## Begin Given data

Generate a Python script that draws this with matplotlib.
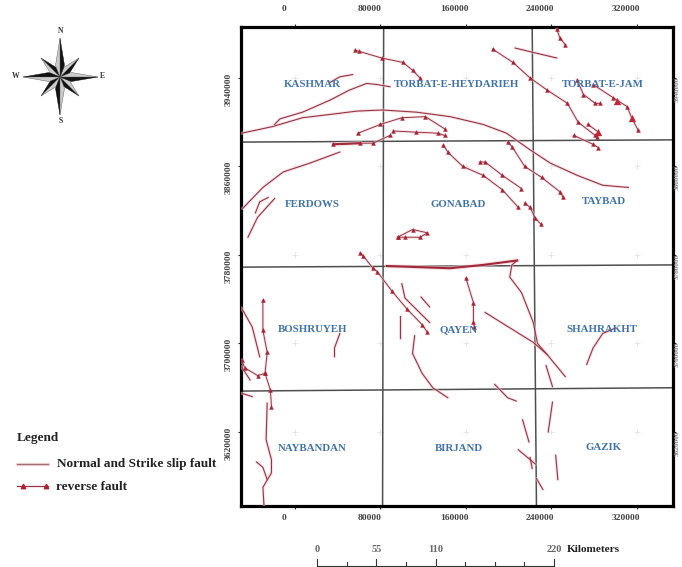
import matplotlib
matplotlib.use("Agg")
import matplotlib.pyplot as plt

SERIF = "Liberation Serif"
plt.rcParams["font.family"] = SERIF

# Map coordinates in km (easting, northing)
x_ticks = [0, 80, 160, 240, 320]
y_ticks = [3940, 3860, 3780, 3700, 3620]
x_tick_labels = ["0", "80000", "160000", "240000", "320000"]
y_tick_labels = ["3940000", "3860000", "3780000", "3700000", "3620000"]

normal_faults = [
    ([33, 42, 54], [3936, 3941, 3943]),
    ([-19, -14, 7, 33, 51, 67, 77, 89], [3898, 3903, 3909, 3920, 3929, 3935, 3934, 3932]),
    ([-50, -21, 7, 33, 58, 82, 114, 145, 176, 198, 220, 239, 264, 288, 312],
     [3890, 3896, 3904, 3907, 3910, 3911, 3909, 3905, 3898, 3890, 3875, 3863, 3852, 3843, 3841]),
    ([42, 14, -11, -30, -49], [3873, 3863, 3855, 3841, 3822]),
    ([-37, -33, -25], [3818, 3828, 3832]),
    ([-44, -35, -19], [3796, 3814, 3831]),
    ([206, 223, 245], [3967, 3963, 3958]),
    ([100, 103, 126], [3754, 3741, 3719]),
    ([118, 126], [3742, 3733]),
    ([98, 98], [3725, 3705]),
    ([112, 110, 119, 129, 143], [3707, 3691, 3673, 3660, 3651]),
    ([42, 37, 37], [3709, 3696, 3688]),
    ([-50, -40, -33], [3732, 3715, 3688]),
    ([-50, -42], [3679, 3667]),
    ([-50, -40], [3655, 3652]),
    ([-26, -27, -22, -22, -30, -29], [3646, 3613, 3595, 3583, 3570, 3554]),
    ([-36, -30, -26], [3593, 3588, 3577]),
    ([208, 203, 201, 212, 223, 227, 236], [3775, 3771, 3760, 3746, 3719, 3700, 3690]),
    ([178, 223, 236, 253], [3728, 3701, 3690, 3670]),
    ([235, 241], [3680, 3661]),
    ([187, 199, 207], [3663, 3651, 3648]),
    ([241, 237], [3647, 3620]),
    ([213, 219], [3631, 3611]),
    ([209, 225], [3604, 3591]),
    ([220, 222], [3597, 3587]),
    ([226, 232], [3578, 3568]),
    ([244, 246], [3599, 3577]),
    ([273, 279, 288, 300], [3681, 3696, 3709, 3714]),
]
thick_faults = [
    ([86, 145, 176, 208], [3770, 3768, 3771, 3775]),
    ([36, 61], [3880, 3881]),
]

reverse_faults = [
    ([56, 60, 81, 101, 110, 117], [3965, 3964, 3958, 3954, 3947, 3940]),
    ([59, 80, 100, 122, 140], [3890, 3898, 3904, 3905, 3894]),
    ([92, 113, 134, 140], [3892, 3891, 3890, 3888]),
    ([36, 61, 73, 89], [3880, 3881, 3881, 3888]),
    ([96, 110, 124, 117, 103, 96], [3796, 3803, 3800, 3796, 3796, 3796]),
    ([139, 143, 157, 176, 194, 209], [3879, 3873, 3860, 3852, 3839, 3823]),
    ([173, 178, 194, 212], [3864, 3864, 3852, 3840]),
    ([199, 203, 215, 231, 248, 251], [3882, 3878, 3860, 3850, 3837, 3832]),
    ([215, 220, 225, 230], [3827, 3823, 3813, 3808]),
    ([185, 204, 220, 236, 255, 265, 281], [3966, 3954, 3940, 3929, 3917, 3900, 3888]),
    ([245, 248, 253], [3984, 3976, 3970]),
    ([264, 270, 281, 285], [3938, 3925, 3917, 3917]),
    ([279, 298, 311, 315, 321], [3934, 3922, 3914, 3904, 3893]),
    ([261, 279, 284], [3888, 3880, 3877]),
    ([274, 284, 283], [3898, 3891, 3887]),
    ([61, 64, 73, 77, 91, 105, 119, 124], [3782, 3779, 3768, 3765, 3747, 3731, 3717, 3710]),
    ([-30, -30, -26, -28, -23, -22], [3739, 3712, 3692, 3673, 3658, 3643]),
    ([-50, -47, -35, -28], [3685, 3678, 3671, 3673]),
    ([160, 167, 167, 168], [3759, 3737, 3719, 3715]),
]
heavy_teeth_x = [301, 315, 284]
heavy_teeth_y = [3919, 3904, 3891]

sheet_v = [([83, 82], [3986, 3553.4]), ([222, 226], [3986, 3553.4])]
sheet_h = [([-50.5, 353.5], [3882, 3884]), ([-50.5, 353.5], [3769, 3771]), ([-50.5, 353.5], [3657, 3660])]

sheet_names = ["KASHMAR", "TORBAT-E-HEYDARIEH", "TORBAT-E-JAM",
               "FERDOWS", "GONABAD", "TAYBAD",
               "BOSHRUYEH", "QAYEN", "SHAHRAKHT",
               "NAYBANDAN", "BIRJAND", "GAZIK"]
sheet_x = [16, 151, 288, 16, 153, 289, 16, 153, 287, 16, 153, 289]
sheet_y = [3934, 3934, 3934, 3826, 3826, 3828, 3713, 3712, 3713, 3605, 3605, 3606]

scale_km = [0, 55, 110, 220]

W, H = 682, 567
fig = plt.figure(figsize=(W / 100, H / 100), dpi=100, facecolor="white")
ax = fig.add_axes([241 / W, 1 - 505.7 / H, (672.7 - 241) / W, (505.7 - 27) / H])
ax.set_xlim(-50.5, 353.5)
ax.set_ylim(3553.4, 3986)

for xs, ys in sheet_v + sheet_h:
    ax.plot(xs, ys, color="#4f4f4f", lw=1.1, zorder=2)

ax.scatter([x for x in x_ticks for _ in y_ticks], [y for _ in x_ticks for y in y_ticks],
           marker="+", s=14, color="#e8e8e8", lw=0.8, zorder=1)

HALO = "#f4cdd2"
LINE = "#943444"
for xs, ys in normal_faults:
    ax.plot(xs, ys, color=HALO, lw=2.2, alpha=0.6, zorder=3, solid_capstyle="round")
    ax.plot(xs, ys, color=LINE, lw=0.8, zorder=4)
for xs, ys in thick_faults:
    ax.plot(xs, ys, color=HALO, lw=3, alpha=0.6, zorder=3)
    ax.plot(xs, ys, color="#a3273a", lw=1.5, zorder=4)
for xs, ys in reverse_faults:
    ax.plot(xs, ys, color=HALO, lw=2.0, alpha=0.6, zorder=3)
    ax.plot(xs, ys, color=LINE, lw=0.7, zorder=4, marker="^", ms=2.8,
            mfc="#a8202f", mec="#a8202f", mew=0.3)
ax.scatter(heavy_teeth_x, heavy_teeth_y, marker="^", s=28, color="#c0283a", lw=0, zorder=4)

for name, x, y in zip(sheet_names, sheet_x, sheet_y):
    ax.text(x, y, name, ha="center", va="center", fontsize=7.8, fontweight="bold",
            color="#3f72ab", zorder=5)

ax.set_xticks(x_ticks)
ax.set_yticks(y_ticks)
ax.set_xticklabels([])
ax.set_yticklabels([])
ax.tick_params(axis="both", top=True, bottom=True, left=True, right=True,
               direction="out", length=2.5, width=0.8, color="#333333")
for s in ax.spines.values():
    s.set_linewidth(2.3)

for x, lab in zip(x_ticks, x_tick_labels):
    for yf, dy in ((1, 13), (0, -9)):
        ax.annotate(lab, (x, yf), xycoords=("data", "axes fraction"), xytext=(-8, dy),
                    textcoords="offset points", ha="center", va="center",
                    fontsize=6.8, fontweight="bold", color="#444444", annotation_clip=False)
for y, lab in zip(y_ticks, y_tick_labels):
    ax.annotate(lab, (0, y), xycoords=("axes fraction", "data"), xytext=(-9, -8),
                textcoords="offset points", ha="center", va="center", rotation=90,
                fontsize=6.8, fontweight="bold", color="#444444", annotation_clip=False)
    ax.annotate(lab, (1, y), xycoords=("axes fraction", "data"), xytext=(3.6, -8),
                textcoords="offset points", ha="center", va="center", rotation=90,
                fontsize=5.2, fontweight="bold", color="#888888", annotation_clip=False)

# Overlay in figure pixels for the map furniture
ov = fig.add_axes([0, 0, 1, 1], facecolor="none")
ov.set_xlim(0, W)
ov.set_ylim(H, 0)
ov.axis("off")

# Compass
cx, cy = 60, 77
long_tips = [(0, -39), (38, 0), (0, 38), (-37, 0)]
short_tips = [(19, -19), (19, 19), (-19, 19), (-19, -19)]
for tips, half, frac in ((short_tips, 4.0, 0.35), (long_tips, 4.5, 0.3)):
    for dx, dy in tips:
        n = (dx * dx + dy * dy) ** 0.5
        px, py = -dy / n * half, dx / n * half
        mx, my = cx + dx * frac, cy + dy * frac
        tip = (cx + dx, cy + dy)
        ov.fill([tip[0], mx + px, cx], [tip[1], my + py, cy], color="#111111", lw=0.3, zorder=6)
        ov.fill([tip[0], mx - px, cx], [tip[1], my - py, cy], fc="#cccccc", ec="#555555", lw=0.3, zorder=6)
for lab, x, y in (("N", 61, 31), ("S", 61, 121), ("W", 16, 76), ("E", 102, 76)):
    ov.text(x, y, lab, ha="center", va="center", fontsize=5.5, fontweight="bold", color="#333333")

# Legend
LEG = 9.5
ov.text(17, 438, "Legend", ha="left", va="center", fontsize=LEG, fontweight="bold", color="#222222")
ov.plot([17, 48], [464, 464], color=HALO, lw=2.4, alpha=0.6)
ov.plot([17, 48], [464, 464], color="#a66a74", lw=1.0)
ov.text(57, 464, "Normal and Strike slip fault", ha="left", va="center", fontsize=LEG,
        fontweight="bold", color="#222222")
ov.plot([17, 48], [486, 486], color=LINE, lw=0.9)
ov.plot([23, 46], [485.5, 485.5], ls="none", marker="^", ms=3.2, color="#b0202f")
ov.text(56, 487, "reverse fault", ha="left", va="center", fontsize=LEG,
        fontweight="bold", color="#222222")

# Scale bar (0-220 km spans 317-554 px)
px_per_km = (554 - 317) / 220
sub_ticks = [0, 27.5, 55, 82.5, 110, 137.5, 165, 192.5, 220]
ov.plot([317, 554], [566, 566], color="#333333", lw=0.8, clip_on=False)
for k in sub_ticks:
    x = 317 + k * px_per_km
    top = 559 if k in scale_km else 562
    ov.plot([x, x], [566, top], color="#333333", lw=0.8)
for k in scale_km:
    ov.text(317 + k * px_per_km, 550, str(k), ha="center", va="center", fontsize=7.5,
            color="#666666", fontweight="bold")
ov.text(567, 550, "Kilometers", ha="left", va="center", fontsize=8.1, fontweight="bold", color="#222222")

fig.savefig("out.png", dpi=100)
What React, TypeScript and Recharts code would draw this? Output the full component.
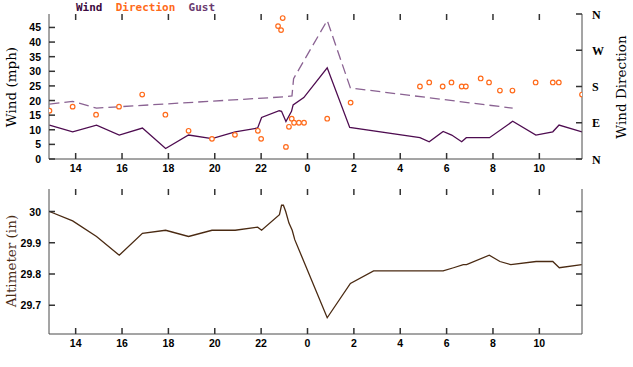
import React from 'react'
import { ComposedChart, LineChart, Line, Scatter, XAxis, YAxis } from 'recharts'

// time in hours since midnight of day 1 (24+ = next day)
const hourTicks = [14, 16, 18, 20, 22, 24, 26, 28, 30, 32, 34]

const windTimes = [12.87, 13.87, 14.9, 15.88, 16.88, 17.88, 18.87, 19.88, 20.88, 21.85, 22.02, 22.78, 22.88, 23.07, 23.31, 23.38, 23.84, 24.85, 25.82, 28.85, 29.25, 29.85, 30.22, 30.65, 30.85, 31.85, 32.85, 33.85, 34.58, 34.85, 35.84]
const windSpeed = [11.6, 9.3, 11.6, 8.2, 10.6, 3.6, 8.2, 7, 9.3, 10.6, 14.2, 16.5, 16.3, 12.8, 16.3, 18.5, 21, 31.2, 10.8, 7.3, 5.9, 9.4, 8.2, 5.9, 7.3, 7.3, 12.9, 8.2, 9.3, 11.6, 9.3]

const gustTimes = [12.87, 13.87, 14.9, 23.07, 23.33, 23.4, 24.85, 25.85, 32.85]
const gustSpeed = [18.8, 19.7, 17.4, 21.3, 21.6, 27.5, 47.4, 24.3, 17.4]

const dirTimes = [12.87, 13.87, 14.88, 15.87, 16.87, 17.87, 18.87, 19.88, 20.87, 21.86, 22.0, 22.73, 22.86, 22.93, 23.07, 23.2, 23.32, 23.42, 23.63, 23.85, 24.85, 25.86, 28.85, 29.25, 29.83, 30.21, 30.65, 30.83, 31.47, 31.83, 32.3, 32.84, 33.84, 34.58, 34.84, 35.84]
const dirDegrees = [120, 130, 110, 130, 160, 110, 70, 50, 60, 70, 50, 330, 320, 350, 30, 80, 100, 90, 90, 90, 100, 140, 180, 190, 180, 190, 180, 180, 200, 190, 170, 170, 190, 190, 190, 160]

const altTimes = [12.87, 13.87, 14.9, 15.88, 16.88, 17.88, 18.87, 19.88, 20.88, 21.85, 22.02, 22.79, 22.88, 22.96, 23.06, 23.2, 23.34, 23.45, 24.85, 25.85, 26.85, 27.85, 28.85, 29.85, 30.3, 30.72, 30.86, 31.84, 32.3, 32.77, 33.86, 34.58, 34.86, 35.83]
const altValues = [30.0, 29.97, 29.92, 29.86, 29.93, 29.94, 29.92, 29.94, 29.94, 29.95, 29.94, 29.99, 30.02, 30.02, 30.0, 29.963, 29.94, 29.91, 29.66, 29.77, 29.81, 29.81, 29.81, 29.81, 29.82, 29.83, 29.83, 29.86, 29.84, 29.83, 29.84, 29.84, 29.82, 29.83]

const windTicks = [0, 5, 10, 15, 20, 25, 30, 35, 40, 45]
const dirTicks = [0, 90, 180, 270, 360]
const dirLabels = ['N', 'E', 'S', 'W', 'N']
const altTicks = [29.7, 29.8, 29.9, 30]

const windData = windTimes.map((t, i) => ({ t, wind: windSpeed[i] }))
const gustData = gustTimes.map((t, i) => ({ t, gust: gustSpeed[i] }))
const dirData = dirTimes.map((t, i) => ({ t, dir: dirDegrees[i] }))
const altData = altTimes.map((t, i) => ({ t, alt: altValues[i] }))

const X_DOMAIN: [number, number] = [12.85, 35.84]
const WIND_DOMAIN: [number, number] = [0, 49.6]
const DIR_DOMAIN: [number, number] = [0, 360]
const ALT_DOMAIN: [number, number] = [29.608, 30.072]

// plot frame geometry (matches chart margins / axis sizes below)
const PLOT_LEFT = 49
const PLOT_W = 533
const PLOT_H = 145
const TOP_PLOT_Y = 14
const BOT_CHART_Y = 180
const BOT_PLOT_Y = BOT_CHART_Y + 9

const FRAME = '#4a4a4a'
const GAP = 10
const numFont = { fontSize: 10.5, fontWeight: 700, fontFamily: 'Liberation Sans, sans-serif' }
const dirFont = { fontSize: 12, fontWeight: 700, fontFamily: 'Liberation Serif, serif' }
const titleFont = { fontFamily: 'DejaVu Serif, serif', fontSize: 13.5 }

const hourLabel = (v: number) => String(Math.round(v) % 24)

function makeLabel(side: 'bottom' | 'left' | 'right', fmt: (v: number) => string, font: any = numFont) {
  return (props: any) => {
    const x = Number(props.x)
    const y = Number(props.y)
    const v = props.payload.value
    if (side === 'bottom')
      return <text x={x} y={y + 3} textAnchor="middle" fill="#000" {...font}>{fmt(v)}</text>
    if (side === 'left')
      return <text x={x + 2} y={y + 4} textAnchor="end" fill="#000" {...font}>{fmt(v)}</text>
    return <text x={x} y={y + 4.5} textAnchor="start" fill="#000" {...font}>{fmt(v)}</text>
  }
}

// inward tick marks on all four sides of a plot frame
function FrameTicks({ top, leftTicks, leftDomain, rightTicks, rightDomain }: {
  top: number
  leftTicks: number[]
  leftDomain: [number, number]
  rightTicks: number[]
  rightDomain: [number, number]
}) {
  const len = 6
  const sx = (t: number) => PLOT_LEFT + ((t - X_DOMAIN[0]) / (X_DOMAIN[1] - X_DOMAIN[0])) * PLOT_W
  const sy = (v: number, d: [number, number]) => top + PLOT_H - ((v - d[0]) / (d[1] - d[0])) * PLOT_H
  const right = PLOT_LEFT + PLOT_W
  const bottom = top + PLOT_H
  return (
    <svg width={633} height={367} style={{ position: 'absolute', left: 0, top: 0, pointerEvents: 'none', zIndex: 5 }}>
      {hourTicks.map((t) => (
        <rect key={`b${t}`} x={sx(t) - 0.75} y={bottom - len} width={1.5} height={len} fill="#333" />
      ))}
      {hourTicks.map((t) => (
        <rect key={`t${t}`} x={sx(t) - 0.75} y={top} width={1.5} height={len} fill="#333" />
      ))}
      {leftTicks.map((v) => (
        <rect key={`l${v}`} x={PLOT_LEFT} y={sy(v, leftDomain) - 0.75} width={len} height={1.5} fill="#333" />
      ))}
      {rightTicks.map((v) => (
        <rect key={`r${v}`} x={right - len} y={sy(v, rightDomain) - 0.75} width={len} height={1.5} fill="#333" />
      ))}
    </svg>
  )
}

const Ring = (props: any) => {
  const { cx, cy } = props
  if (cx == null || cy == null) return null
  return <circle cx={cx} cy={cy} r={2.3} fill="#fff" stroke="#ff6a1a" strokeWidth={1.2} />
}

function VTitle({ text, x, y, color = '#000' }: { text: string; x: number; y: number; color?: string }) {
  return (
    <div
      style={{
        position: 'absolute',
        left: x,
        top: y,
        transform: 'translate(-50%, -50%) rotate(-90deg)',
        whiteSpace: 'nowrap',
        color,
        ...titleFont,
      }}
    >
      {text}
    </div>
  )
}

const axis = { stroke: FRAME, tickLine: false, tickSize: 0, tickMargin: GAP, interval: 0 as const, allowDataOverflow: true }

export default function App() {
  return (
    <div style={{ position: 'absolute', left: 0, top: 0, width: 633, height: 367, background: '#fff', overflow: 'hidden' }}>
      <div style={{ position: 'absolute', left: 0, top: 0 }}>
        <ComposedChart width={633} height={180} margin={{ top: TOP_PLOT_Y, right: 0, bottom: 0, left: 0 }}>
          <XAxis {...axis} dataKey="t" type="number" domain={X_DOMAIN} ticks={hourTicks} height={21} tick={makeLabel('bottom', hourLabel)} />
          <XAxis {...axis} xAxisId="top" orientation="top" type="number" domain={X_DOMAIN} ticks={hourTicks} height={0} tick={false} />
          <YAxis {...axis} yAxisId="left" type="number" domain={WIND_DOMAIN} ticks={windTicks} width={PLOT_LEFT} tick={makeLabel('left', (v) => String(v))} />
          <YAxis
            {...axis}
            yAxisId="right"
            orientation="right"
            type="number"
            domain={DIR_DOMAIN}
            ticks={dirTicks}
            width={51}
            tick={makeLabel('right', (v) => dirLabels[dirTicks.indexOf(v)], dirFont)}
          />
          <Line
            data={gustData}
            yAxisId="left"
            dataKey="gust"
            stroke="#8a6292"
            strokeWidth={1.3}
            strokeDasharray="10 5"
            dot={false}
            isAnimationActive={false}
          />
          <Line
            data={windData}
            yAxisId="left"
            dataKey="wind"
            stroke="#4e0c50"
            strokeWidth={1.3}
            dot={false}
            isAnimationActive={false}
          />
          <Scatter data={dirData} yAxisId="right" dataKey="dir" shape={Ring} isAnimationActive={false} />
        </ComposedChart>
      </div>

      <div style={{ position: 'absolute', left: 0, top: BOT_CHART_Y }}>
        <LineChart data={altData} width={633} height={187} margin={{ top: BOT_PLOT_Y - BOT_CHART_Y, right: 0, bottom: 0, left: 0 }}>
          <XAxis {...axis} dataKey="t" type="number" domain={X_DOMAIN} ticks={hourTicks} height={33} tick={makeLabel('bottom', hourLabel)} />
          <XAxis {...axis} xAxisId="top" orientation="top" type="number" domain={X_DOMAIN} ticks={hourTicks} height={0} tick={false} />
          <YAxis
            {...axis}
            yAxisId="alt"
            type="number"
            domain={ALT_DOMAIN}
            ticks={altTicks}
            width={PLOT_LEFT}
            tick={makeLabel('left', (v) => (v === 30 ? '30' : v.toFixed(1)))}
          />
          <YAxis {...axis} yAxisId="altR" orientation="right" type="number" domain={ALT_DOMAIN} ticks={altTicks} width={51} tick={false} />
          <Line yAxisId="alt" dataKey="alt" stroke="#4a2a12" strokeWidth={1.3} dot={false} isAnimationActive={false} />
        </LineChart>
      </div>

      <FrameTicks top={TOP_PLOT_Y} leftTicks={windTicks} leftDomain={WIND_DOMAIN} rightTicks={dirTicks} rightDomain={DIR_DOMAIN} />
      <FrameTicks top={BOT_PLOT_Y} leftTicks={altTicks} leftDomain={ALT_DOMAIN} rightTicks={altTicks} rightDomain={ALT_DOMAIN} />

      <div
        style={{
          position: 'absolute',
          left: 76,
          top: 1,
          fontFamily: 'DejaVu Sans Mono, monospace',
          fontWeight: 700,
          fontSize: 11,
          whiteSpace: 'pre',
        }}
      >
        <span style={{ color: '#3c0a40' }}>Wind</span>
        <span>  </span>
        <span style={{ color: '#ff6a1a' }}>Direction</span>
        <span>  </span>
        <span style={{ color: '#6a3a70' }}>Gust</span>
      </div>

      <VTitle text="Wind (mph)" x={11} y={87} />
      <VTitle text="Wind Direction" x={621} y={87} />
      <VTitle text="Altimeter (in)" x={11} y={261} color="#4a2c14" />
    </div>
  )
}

## End Given data

Check each line above for the string "this", then copy the ones that have it.

Generate a Python script that draws this with matplotlib.
What React, TypeScript and Recharts code would draw this? Output the full component.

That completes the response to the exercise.